In technical terms, a Stack Canary is a small, random value that is placed on the stack (a data structure used in programming to store information about active subroutines of a computer program) right before the return address. The return address is a critical piece of control information that tells the system where to continue execution when the current subroutine finishes. When a buffer overflow attempt occurs, the attacker will typically try to overwrite this return address with a malicious address of their own.
However, to do so, they must also overwrite the Stack Canary. Because the Stack Canary is a random value that is regenerated for each function call, the attacker cannot accurately predict what it will be. Any alteration to the Stack Canary value is taken as a signal of a potential buffer overflow attack. The system can then react by terminating the offending process, preventing the buffer overflow attack from succeeding.
Stack Canaries have been a common security feature in many operating systems and programming languages since their introduction in the late 1990s. They provide an effective, although not foolproof, defense against buffer overflow attacks. It's crucial for anyone involved in system security or programming to understand how Stack Canaries work and how to implement them effectively.

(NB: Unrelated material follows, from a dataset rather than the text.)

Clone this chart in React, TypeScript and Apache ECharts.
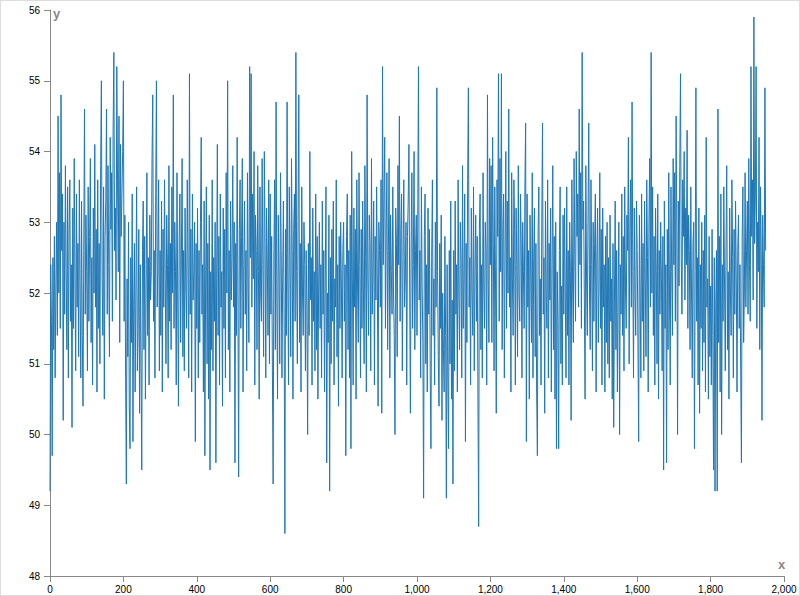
import React, { useEffect, useRef } from "react";
import * as echarts from "echarts";

// Tick values
const xTicks = [0, 200, 400, 600, 800, 1000, 1200, 1400, 1600, 1800, 2000];
const yTicks = [48, 49, 50, 51, 52, 53, 54, 55, 56];

// Sample spacing on x, and series values in blocks of 100 x units (50 samples each)
const xStep = 2;
const y0000 = [
  49.2, 52.4, 51.6, 49.7, 52.5, 51.2, 52.8, 50.8, 52.1, 53.0,
  51.4, 54.5, 52.0, 53.7, 51.5, 54.8, 52.6, 53.4, 50.2, 53.0,
  51.7, 53.8, 52.3, 51.2, 53.5, 50.8, 52.9, 53.6, 51.6, 52.4,
  50.1, 53.2, 51.5, 53.9, 52.2, 50.9, 53.4, 51.8, 52.7, 51.1,
  53.6, 52.0, 50.8, 53.3, 51.4, 50.4, 52.6, 54.6, 51.7, 53.1,
];
const y0100 = [
  52.3, 50.9, 53.5, 51.6, 52.8, 53.9, 51.3, 52.5, 50.7, 53.2,
  52.0, 54.1, 51.8, 52.9, 50.6, 53.6, 51.5, 52.7, 51.0, 53.8,
  55.0, 52.2, 51.4, 53.5, 50.5, 52.8, 53.3, 54.6, 51.7, 53.8,
  52.4, 51.1, 54.2, 52.9, 53.7, 51.6, 54.3, 55.4, 52.6, 53.2,
  51.9, 55.2, 53.6, 52.3, 54.5, 51.3, 54.1, 52.8, 53.4, 54.0,
];
const y0200 = [
  55.0, 51.6, 53.1, 50.8, 49.3, 52.2, 51.1, 53.0, 50.4, 49.8,
  52.5, 51.3, 53.4, 49.9, 51.8, 52.7, 50.6, 52.0, 53.5, 50.9,
  51.5, 52.9, 50.3, 52.4, 51.0, 49.5, 52.6, 53.3, 51.2, 52.8,
  50.5, 52.1, 53.7, 51.4, 52.5, 50.7, 53.1, 51.9, 52.3, 53.9,
  54.8, 51.6, 52.6, 50.8, 53.4, 55.0, 51.8, 52.4, 53.6, 50.9,
];
const y0300 = [
  52.6, 51.4, 53.3, 50.6, 52.9, 51.8, 53.6, 52.2, 51.0, 53.1,
  52.4, 50.8, 53.8, 51.6, 52.7, 51.2, 53.5, 52.0, 54.8, 51.5,
  53.0, 52.3, 50.7, 53.7, 51.9, 50.4, 52.8, 53.4, 51.3, 52.5,
  53.9, 51.1, 52.6, 50.9, 53.2, 52.1, 51.5, 53.6, 52.4, 50.8,
  55.1, 51.7, 52.9, 50.6, 53.4, 51.9, 52.3, 53.0, 49.9, 52.7,
];
const y0400 = [
  51.5, 53.2, 50.8, 52.6, 51.3, 53.0, 54.2, 51.7, 52.4, 50.6,
  53.3, 49.7, 52.1, 53.5, 51.0, 52.7, 50.5, 53.1, 49.5, 52.3,
  51.2, 53.6, 50.9, 52.5, 51.6, 53.0, 49.6, 52.2, 54.1, 51.4,
  52.8, 50.7, 53.4, 51.8, 52.3, 50.4, 53.2, 51.5, 52.9, 50.8,
  53.7, 52.0, 55.0, 51.2, 52.6, 50.6, 53.3, 51.9, 52.5, 53.8,
];
const y0500 = [
  51.8, 53.0, 49.6, 52.7, 51.4, 54.2, 52.0, 49.4, 52.9, 53.6,
  51.5, 52.8, 53.9, 50.6, 52.4, 53.3, 51.7, 52.6, 50.9, 53.7,
  52.1, 51.3, 55.2, 52.5, 55.1, 51.8, 53.4, 52.2, 54.0, 50.7,
  53.1, 52.6, 51.2, 53.8, 52.3, 50.5, 53.5, 52.0, 51.6, 53.9,
  52.4, 51.1, 54.0, 52.7, 50.8, 53.2, 52.5, 51.4, 53.6, 51.0,
];
const y0600 = [
  53.4, 51.7, 52.8, 50.9, 49.3, 52.5, 53.6, 51.2, 54.7, 52.0,
  50.5, 53.1, 52.3, 51.0, 53.7, 52.6, 50.8, 52.2, 53.3, 51.5,
  48.6, 52.9, 51.4, 54.7, 52.1, 50.7, 53.5, 52.4, 51.1, 53.9,
  52.6, 50.5, 52.9, 53.4, 51.6, 55.4, 52.3, 51.0, 53.2, 54.8,
  51.3, 52.7, 50.6, 53.5, 52.0, 51.4, 53.0, 52.4, 50.9, 52.6,
];
const y0700 = [
  51.8, 50.0, 52.7, 51.4, 54.0, 51.9, 52.5, 50.7, 53.2, 51.6,
  52.3, 50.9, 53.4, 51.2, 52.8, 50.5, 52.1, 53.0, 51.5, 52.4,
  50.8, 53.3, 51.7, 52.6, 50.6, 52.2, 53.5, 49.6, 52.0, 51.3,
  53.1, 49.2, 52.5, 51.0, 52.9, 51.6, 53.3, 50.7, 52.2, 51.8,
  53.6, 51.1, 52.4, 50.4, 52.8, 51.5, 53.0, 52.1, 50.8, 52.6,
];
const y0800 = [
  53.0, 51.6, 52.4, 49.7, 52.8, 53.4, 51.2, 52.6, 50.8, 53.1,
  49.8, 54.0, 52.2, 50.7, 53.2, 51.8, 52.9, 50.5, 53.6, 52.1,
  51.3, 53.7, 52.4, 50.8, 52.9, 51.5, 53.3, 52.0, 51.0, 53.8,
  52.5, 50.6, 54.8, 52.2, 51.4, 53.1, 52.7, 50.9, 53.9, 51.7,
  52.3, 53.3, 50.7, 52.8, 51.9, 53.5, 52.1, 50.4, 53.0, 52.6,
];
const y0900 = [
  51.8, 53.6, 50.3, 55.2, 52.4, 53.3, 54.2, 51.5, 52.9, 53.7,
  51.2, 52.6, 53.9, 50.8, 53.1, 52.3, 51.7, 53.5, 52.0, 51.4,
  50.0, 53.2, 52.7, 51.1, 53.8, 52.4, 54.5, 51.6, 52.9, 53.4,
  50.9, 52.5, 53.6, 51.8, 52.2, 53.0, 50.7, 52.8, 53.3, 54.1,
  52.1, 50.3, 52.7, 53.7, 51.5, 52.4, 54.0, 51.2, 52.6, 53.1,
];
const y1000 = [
  51.4, 53.0, 55.2, 51.9, 52.6, 50.8, 53.5, 52.1, 51.3, 49.1,
  52.8, 53.4, 51.0, 52.4, 50.6, 53.2, 51.7, 52.9, 50.9, 49.8,
  52.5, 53.6, 51.4, 52.2, 50.7, 53.0, 51.8, 54.9, 52.3, 51.1,
  50.4, 52.7, 51.5, 53.1, 50.2, 52.0, 51.2, 50.6, 52.8, 51.4,
  49.1, 52.4, 50.8, 49.8, 52.6, 51.0, 53.3, 50.5, 51.9, 49.3,
];
const y1100 = [
  52.6, 50.9, 53.3, 51.7, 52.4, 50.6, 53.6, 52.0, 51.2, 53.0,
  52.5, 50.8, 53.8, 51.5, 52.2, 53.4, 49.9, 52.7, 51.3, 53.6,
  54.9, 51.8, 52.5, 50.7, 53.2, 52.0, 51.4, 53.5, 50.9, 52.3,
  53.1, 51.6, 52.8, 50.5, 48.7, 52.9, 53.4, 51.2, 52.4, 50.8,
  53.7, 52.1, 51.5, 53.0, 52.6, 50.7, 54.8, 52.2, 51.3, 53.9,
];
const y1200 = [
  52.4, 53.8, 51.3, 54.2, 52.7, 50.9, 53.5, 52.1, 50.3, 53.6,
  52.8, 55.1, 51.6, 53.9, 52.3, 55.1, 51.2, 52.9, 53.4, 50.8,
  52.6, 54.0, 51.5, 53.3, 52.0, 54.6, 51.8, 52.5, 50.6, 53.7,
  52.2, 51.4, 53.6, 52.9, 50.7, 53.2, 52.4, 51.1, 53.8, 52.0,
  51.6, 53.4, 52.7, 50.8, 53.0, 52.3, 51.5, 53.5, 54.4, 49.9,
];
const y1300 = [
  53.4, 51.8, 52.6, 50.5, 53.1, 52.2, 51.3, 53.7, 50.8, 52.5,
  53.2, 51.1, 52.7, 50.6, 49.7, 52.9, 53.5, 51.4, 52.2, 50.7,
  53.0, 54.4, 51.7, 52.5, 50.3, 53.3, 52.0, 51.5, 53.6, 50.8,
  52.7, 51.9, 53.2, 50.6, 52.4, 53.8, 51.2, 52.8, 50.5, 53.0,
  49.8, 52.3, 51.6, 49.8, 52.6, 53.5, 51.0, 52.1, 50.7, 53.1,
];
const y1400 = [
  51.7, 53.2, 52.0, 50.8, 53.5, 51.4, 52.6, 50.7, 53.0, 52.3,
  50.2, 53.6, 52.1, 51.3, 53.9, 52.5, 51.6, 54.0, 52.8, 53.4,
  51.8, 54.6, 52.4, 53.7, 51.5, 55.4, 52.9, 53.3, 51.9, 50.5,
  53.8, 52.2, 51.4, 53.1, 54.4, 52.0, 51.2, 53.6, 52.4, 50.9,
  53.0, 51.6, 52.7, 53.4, 50.6, 52.5, 53.2, 51.3, 52.1, 53.7,
];
const y1500 = [
  51.5, 52.9, 50.7, 53.2, 51.8, 52.4, 50.6, 52.8, 51.3, 53.0,
  51.0, 52.5, 50.8, 53.1, 51.6, 52.2, 50.5, 52.7, 50.1, 51.9,
  53.3, 51.2, 52.6, 50.6, 52.0, 53.0, 50.0, 52.4, 51.7, 53.4,
  51.4, 52.8, 50.9, 53.5, 52.1, 51.5, 53.1, 52.6, 54.2, 51.0,
  52.9, 53.6, 51.8, 54.7, 52.3, 50.8, 53.2, 52.0, 51.4, 53.3,
];
const y1600 = [
  52.6, 51.3, 49.9, 53.1, 52.0, 50.8, 53.4, 51.6, 52.7, 50.9,
  53.3, 52.2, 51.1, 53.6, 52.5, 50.6, 53.0, 53.9, 51.8, 55.4,
  52.0, 53.5, 51.4, 52.8, 50.7, 53.2, 52.3, 51.0, 53.4, 50.5,
  52.6, 51.7, 53.0, 52.2, 50.9, 52.8, 49.5, 53.3, 51.5, 52.4,
  49.6, 52.9, 51.2, 53.7, 52.0, 50.7, 53.5, 52.3, 51.4, 53.9,
];
const y1700 = [
  52.4, 53.7, 51.6, 54.5, 52.9, 50.0, 53.3, 52.1, 53.8, 55.1,
  52.5, 51.7, 53.6, 52.8, 54.0, 51.9, 53.2, 52.4, 54.3, 51.5,
  53.1, 52.6, 51.2, 53.5, 52.0, 50.8, 52.7, 53.0, 49.8, 52.3,
  54.9, 51.6, 52.5, 50.7, 53.2, 50.3, 52.4, 51.5, 53.0, 50.9,
  52.6, 51.3, 53.1, 50.6, 54.2, 51.8, 52.2, 50.5, 52.8, 51.1,
];
const y1800 = [
  52.1, 50.7, 52.9, 51.4, 49.5, 52.5, 49.2, 51.8, 52.6, 49.2,
  54.6, 51.3, 52.8, 50.6, 53.4, 50.0, 52.4, 51.6, 53.5, 52.1,
  50.9, 52.7, 53.8, 51.2, 52.3, 50.5, 53.2, 52.0, 51.4, 53.6,
  52.5, 50.8, 52.9, 51.7, 53.3, 52.2, 50.6, 52.6, 53.1, 51.5,
  52.4, 50.9, 49.6, 52.8, 53.5, 51.3, 52.0, 53.7, 51.8, 52.6,
];
const y1900 = [
  53.3, 51.7, 53.9, 52.4, 51.6, 55.2, 52.8, 53.6, 51.9, 55.9,
  52.7, 53.4, 55.2, 51.5, 53.0, 52.3, 54.2, 51.2, 53.5, 52.6,
  50.2, 53.1, 52.4, 51.8, 54.9, 52.6,
];

const blockStarts = [0, 100, 200, 300, 400, 500, 600, 700, 800, 900, 1000, 1100, 1200, 1300, 1400, 1500, 1600, 1700, 1800, 1900];
const yBlocks = [
  y0000, y0100, y0200, y0300, y0400, y0500, y0600, y0700, y0800, y0900,
  y1000, y1100, y1200, y1300, y1400, y1500, y1600, y1700, y1800, y1900,
];

export default function App() {
  const ref = useRef<HTMLDivElement>(null);

  useEffect(() => {
    if (!ref.current) return;
    const chart = echarts.init(ref.current, undefined, { renderer: "svg" });
    const points: number[][] = [];
    yBlocks.forEach((block, b) => {
      block.forEach((v, j) => points.push([blockStarts[b] + j * xStep, v]));
    });

    const axisColor = "#888888";
    const labelFont = {
      color: "#000000",
      fontSize: 10,
      fontFamily: "'Liberation Sans', Arial, sans-serif",
    };

    chart.setOption({
      animation: false,
      backgroundColor: "#ffffff",
      grid: { left: 50, right: 16, top: 10, bottom: 20, containLabel: false },
      xAxis: {
        type: "value",
        min: xTicks[0],
        max: xTicks[xTicks.length - 1],
        interval: 200,
        axisLine: { show: true, lineStyle: { color: axisColor, width: 1 } },
        axisTick: { show: true, length: 6, lineStyle: { color: axisColor } },
        axisLabel: {
          ...labelFont,
          margin: 8,
          showMinLabel: true,
          showMaxLabel: true,
          formatter: (v: number) => v.toLocaleString("en-US"),
        },
        splitLine: { show: false },
      },
      yAxis: {
        type: "value",
        min: yTicks[0],
        max: yTicks[yTicks.length - 1],
        interval: 1,
        axisLine: { show: true, lineStyle: { color: axisColor, width: 1 } },
        axisTick: { show: true, length: 6, lineStyle: { color: axisColor } },
        axisLabel: { ...labelFont, margin: 10, showMinLabel: true, showMaxLabel: true },
        splitLine: { show: false },
      },
      graphic: [
        {
          type: "text",
          left: 53,
          top: 7,
          style: {
            text: "y",
            fill: "#888888",
            font: "bold 13px 'Liberation Sans', Arial, sans-serif",
          },
        },
        {
          type: "text",
          left: 778,
          top: 558,
          style: {
            text: "x",
            fill: "#888888",
            font: "bold 13px 'Liberation Sans', Arial, sans-serif",
          },
        },
      ],
      series: [
        {
          type: "line",
          data: points,
          showSymbol: false,
          symbol: "none",
          lineStyle: { color: "#1f77b4", width: 1 },
          itemStyle: { color: "#1f77b4" },
          emphasis: { disabled: true },
        },
      ],
    });

    return () => chart.dispose();
  }, []);

  return (
    <div style={{ position: "fixed", left: 0, top: 0, width: 800, height: 596, background: "#fff" }}>
      <div ref={ref} style={{ position: "absolute", left: 0, top: 0, width: 800, height: 596 }} />
      <div
        style={{
          position: "absolute",
          left: 0,
          top: 0,
          width: 800,
          height: 596,
          boxSizing: "border-box",
          border: "1px solid #dddddd",
          pointerEvents: "none",
        }}
      />
    </div>
  );
}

Here's an example of how a Stack Canary works in a simple C program:
#include <stdio.h>
#include <string.h>
void vulnerable_function(char* string) {
char buffer[100];
strcpy(buffer, string); // Vulnerable point
}
int main() {
char large_string[500];
memset(large_string, 'A', 499); // Fill the array with 'A's
large_string[499] = '\\0'; // Null terminate the string
vulnerable_function(large_string);
return 0;
}
In this example, vulnerable_function is a function that is vulnerable to buffer overflow attacks because it uses the strcpy function to copy a string into a buffer without checking the size of the input string.
If we run this program, it will likely crash as the large string overflows the buffer and overwrites the return address on the stack.
Now, let's see how a Stack Canary can help:
#include <stdio.h>
#include <string.h>
void vulnerable_function(char* string) {
char buffer[100];
unsigned long stack_canary = 0x0123456789ABCDEF; // Stack Canary value
strcpy(buffer, string);
// Check if the Stack Canary has been overwritten
if(stack_canary != 0x0123456789ABCDEF) {
printf("Buffer overflow attack detected!\\n");
exit(1);
}
}
int main() {
char large_string[500];
memset(large_string, 'A', 499);
large_string[499] = '\\0';
vulnerable_function(large_string);
return 0;
}
In this version of the program, we've added a Stack Canary right before the return address in the stack. The Stack Canary is a random value that we've set to 0x0123456789ABCDEF. After the strcpy function call, the program checks if the Stack Canary has been altered. If the Stack Canary has been overwritten, the program detects a buffer overflow attack and immediately terminates the process to prevent potential exploitation.
This example demonstrates how Stack Canaries can provide an additional level of security to protect against buffer overflow attacks. However, it's important to remember that in real-world applications, the Stack Canary should be a random value that changes with each function call, and the check should happen automatically by the compiler or the operating system.